I started this blog in 2009 to write about “life after sixty,” but I soon wandered into politics and economics. After retiring in 2013, I returned to my hometown, Montgomery County, and focused on local stuff for a while. I started several experimental blogs, but none of them clicked. The experimental blogs have been abandoned. Over the years, I’ve written a lot about politics, and I tend to get the most hits in the runup to elections. After the 2014 election, I was a blogger wandering in the desert.

Unable to find my bearings in retirement, I tried part-time work. Lifestyle and financial issues came to the fore. I made a conscious effort to cut back on blogging. Even though I wasn’t a very productive blogger, it seemed to consume a disproportionate amount of my time. Instead of blogging, I researched affordable places to live. Took a two-week fact-finding trip to Florida. At this point, I’m confused and undecided.

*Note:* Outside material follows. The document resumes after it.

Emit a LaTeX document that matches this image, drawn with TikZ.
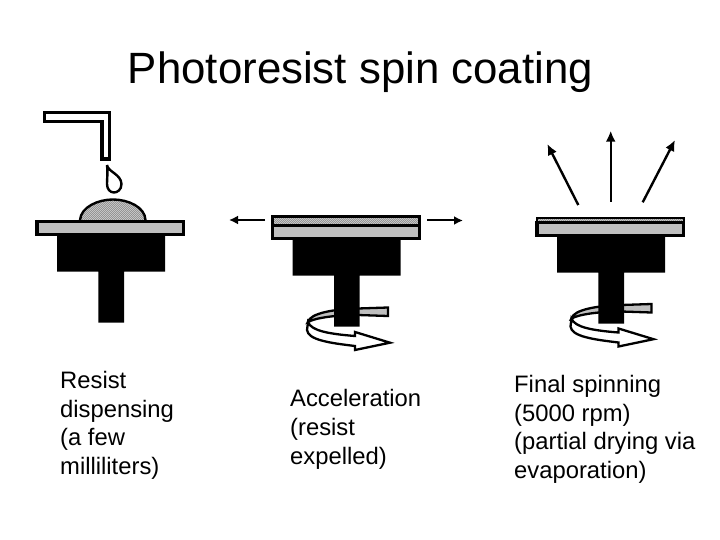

The truth is, my lifelong struggle with depression has worsened since retirement.

The cover story in this month’s Atlantic magazine, “A World Without Work,” helps explain my retirement funk. The story, by Derek Thompson, is not about retirement. It warns about the continuing loss of jobs due to computerization and robotization.

“For centuries, experts have predicted that machines would make workers obsolete. That moment may finally be arriving. Could that be a good thing?”

I’ve found that retirement has a lot in common with unemployment. Thompson points out that although leisure time offers wide opportunities, many unemployed men tend to spend most of their hours sleeping or watching TV.

I can go days without turning on the television, but I spend way too much time sleeping. Some days, I can hardly pull myself out of bed. That’s a sure sign of depression.

Any thoughts, fellow bloggers and/or retirees?